ALTA DE 9% NA LETALIDADE POLICIAL EM 2021
Segundo reportagem do portal g1, com base em dados do novo relatório do projeto Monitor da Violência, parceria do portal g1 com o Fórum Brasileiro de Segurança Pública (FBSP) e do Núcleo de Estudos e Violência (NEV) da Universidade de São Paulo (USP), o Rio de Janeiro chama a atenção, com uma alta de 9% no número de mortes cometidas por policiais. Foram mais de 1,3 mil assassinatos no ano passado. Isso quer dizer que, a cada 10 pessoas mortas pela polícia no país, duas estavam no Rio de Janeiro.

Uma dessas vítimas foi o jovem Guilherme Martins de Oliveira, de 20 anos. Ele foi morto em março de 2021 durante uma operação da Polícia Militar no Complexo de favelas do Chapadão, em Guadalupe, na Zona Norte do Rio. Guilherme e mais dois amigos, Gabryel Marques de Oliveira Rodrigues Rosa e João Marcos da Silva Lima, foram confundidos com criminosos enquanto estavam em um bar, em uma das ruas que dá acesso à comunidade. Os dois primeiros morreram, e João foi baleado e preso. Dois meses depois, a Justiça entendeu que João não era criminoso e revogou sua prisão.

Questionado sobre os indicadores de letalidade, o governo do Rio afirma que o estado “vem apresentando expressivas reduções nos índices de crimes contra a vida”. “No primeiro trimestre desde ano, os homicídios dolosos chegaram ao menor patamar em 31 anos.
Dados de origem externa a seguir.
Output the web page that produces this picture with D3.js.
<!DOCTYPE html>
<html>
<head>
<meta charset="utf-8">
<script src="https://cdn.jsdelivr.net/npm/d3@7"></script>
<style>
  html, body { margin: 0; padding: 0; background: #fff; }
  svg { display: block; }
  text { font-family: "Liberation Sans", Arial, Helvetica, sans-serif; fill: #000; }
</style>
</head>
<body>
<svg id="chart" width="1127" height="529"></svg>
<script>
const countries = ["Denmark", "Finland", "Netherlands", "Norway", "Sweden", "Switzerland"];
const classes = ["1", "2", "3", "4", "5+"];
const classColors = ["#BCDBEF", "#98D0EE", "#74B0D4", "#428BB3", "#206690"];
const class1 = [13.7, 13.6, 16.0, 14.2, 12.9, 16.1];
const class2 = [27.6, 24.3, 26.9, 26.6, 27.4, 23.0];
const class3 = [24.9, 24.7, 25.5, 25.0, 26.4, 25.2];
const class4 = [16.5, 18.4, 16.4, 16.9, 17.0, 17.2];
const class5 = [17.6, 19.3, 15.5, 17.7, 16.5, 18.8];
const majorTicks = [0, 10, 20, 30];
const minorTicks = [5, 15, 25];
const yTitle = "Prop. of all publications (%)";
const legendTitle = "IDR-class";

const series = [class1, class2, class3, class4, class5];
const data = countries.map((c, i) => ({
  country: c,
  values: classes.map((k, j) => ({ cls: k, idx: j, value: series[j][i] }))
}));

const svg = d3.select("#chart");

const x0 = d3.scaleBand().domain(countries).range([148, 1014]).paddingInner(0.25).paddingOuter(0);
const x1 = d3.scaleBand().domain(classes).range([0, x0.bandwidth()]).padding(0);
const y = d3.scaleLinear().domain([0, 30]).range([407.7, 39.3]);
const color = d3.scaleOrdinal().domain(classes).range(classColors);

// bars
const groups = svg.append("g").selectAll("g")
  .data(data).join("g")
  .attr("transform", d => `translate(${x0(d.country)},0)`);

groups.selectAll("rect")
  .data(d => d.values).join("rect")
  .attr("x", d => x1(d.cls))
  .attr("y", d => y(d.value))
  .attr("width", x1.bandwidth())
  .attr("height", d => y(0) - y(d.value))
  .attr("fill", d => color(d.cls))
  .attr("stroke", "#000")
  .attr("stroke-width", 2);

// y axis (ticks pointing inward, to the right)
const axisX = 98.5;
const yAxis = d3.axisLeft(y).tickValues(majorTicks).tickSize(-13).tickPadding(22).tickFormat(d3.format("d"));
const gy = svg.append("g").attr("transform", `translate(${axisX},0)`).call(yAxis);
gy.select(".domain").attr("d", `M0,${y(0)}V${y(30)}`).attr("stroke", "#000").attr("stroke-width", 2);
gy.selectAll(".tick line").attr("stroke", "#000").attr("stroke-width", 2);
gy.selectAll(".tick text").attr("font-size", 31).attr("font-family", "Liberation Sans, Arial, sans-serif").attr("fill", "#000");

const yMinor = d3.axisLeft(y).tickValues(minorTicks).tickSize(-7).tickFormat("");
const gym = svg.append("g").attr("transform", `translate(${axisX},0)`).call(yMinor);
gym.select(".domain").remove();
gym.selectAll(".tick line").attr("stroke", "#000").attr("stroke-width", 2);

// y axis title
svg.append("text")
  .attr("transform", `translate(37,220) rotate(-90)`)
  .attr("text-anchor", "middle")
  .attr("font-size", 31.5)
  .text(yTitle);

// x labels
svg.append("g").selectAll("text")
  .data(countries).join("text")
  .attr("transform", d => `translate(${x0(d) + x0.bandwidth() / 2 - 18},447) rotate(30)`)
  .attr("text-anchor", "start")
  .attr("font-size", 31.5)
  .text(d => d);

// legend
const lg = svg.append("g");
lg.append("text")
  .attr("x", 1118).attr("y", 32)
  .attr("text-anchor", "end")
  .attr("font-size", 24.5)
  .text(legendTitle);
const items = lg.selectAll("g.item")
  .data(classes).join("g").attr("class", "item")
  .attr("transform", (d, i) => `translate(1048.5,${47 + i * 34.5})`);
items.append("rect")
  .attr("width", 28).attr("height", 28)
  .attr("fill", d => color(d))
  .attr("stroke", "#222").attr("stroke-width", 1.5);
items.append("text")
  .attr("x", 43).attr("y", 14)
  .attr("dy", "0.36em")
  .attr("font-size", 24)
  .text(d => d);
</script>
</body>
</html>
A letalidade violenta recuou 23%, também o menor valor para os três meses desde 1991. As mortes por intervenção de agente do estado diminuíram 30% no período”, afirmou o governo, em nota.

O governo ainda diz que “a Polícia Militar vem atuando em várias frentes para reduzir de forma consistente os índices de letalidade violenta e de vitimização policial”. “Entre essas ações, estão a criação de uma série de programas preventivos pautados pelo conceito de policia de proximidade; investimento maciço em treinamento e em equipamentos de proteção individual; e aprimoramento dos protocolos de atuação operacional desenvolvidos conjuntamente com o Poder Judiciário”, encerrou a nota.